>> Start Provided records
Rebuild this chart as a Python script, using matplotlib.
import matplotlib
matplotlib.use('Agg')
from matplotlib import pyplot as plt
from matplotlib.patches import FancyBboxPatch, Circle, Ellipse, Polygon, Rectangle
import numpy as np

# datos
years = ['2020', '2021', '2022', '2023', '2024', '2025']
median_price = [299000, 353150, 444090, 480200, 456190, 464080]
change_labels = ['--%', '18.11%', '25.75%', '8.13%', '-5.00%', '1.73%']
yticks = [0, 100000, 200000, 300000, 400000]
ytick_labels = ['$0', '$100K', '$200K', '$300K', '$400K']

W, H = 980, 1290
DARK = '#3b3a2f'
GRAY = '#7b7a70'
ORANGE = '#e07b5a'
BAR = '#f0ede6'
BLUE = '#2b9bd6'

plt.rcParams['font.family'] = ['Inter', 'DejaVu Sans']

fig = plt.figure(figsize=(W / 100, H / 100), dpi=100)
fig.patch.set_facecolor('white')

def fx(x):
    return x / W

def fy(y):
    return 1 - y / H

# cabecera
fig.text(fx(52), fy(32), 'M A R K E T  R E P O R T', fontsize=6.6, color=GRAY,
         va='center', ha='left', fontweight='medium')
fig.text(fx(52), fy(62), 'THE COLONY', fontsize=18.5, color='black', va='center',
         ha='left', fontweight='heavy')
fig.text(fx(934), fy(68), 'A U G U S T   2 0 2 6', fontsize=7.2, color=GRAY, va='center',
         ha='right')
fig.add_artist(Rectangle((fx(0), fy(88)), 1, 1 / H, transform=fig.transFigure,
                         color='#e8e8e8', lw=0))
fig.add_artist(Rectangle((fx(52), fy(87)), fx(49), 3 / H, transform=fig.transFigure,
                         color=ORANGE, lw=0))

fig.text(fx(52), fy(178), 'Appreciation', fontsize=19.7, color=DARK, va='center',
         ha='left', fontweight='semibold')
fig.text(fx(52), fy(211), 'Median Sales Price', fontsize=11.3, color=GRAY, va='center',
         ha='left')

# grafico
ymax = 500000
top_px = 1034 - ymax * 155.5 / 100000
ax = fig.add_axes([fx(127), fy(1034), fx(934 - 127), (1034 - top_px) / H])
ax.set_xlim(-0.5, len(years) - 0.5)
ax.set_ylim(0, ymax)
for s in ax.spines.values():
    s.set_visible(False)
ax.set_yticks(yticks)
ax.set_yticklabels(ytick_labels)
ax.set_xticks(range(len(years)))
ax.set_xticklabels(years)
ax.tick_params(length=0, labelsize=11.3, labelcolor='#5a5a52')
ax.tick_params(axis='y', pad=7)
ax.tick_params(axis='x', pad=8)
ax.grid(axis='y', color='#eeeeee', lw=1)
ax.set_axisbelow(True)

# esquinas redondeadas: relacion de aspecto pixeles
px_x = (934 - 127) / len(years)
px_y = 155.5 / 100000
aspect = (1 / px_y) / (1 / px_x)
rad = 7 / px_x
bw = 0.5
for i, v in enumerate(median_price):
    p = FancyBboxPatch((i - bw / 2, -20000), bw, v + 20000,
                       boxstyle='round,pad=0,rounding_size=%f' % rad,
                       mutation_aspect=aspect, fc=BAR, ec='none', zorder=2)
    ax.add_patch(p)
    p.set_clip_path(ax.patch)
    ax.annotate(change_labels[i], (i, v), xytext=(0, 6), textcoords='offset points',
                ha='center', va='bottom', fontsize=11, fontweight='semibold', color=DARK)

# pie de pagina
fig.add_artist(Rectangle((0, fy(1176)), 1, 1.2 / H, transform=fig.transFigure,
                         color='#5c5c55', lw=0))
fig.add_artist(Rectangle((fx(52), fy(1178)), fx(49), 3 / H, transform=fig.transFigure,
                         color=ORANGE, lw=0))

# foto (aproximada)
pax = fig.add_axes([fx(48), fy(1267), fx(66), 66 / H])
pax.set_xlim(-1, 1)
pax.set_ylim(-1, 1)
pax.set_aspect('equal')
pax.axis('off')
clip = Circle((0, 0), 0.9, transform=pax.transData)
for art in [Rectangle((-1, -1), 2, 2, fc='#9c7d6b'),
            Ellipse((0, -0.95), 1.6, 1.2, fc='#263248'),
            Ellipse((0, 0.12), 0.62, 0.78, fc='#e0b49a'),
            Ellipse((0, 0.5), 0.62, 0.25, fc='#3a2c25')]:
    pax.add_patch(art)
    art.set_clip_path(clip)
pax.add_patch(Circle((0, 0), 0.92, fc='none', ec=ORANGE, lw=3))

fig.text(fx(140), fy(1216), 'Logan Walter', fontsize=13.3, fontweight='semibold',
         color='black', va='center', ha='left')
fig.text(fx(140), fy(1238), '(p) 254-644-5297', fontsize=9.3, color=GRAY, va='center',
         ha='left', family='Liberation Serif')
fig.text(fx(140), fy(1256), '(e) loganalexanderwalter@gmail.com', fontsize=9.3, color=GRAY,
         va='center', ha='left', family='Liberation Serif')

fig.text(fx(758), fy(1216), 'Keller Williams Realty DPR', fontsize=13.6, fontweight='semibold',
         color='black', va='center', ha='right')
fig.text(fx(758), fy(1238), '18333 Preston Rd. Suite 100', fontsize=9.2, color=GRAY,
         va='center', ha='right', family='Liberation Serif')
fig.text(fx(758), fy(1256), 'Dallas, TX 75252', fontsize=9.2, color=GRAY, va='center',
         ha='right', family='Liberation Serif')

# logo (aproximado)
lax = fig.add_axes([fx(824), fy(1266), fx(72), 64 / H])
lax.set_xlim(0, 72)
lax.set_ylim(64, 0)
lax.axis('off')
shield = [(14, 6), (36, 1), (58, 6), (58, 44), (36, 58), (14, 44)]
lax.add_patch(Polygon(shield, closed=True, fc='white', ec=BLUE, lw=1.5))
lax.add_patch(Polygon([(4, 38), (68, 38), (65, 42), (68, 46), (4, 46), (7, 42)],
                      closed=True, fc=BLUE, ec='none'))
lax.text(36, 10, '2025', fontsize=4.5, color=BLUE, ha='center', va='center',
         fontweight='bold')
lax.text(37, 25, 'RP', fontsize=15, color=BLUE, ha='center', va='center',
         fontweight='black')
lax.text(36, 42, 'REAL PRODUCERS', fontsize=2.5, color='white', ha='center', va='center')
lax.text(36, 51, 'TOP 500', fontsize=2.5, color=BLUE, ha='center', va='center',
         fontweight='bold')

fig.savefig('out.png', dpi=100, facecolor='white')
>> End Provided records
>> Start Provided records
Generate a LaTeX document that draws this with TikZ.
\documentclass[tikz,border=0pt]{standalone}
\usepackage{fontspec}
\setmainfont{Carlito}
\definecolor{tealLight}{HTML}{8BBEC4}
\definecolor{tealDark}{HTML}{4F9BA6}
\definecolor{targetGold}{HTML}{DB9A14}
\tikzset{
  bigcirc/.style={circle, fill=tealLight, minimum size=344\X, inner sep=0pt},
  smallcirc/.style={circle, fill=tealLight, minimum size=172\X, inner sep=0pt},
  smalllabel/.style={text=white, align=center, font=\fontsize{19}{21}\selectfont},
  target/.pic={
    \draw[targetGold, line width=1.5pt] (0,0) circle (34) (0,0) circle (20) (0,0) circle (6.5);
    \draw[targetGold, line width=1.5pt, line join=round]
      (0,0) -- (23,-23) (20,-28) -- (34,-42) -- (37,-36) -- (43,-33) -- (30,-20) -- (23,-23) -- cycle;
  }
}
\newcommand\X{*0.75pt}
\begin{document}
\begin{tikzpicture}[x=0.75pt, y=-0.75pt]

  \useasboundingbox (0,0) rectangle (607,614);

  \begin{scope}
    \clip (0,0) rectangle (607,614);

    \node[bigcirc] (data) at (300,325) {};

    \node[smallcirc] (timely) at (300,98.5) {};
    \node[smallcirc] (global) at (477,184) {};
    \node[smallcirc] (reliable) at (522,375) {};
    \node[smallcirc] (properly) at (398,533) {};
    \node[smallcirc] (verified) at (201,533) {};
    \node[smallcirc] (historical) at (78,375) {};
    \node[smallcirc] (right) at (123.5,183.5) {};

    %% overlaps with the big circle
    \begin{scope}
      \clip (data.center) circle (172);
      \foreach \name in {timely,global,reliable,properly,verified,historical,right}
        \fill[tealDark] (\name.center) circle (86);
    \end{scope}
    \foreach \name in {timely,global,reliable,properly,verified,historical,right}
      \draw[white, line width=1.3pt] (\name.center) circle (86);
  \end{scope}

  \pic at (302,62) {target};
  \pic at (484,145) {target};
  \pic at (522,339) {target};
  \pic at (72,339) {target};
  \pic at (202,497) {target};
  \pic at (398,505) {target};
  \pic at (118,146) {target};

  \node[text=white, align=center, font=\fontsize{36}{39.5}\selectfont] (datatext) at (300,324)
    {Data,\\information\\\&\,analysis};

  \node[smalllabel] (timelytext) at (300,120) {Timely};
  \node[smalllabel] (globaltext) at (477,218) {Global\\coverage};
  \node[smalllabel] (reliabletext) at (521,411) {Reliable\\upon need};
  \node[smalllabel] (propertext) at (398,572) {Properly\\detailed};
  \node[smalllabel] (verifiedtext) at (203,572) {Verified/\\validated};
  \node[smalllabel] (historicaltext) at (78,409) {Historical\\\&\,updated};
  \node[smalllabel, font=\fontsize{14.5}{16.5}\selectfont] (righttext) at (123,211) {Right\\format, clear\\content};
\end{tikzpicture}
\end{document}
>> End Provided records
*Stated problem:* Output exactly one stretch of the listing: from the line containing "Rebuild this chart" through the line containing "return 1 - y / H", both end lines included.

*Expected answer:*
Rebuild this chart as a Python script, using matplotlib.
import matplotlib
matplotlib.use('Agg')
from matplotlib import pyplot as plt
from matplotlib.patches import FancyBboxPatch, Circle, Ellipse, Polygon, Rectangle
import numpy as np

# datos
years = ['2020', '2021', '2022', '2023', '2024', '2025']
median_price = [299000, 353150, 444090, 480200, 456190, 464080]
change_labels = ['--%', '18.11%', '25.75%', '8.13%', '-5.00%', '1.73%']
yticks = [0, 100000, 200000, 300000, 400000]
ytick_labels = ['$0', '$100K', '$200K', '$300K', '$400K']

W, H = 980, 1290
DARK = '#3b3a2f'
GRAY = '#7b7a70'
ORANGE = '#e07b5a'
BAR = '#f0ede6'
BLUE = '#2b9bd6'

plt.rcParams['font.family'] = ['Inter', 'DejaVu Sans']

fig = plt.figure(figsize=(W / 100, H / 100), dpi=100)
fig.patch.set_facecolor('white')

def fx(x):
    return x / W

def fy(y):
    return 1 - y / H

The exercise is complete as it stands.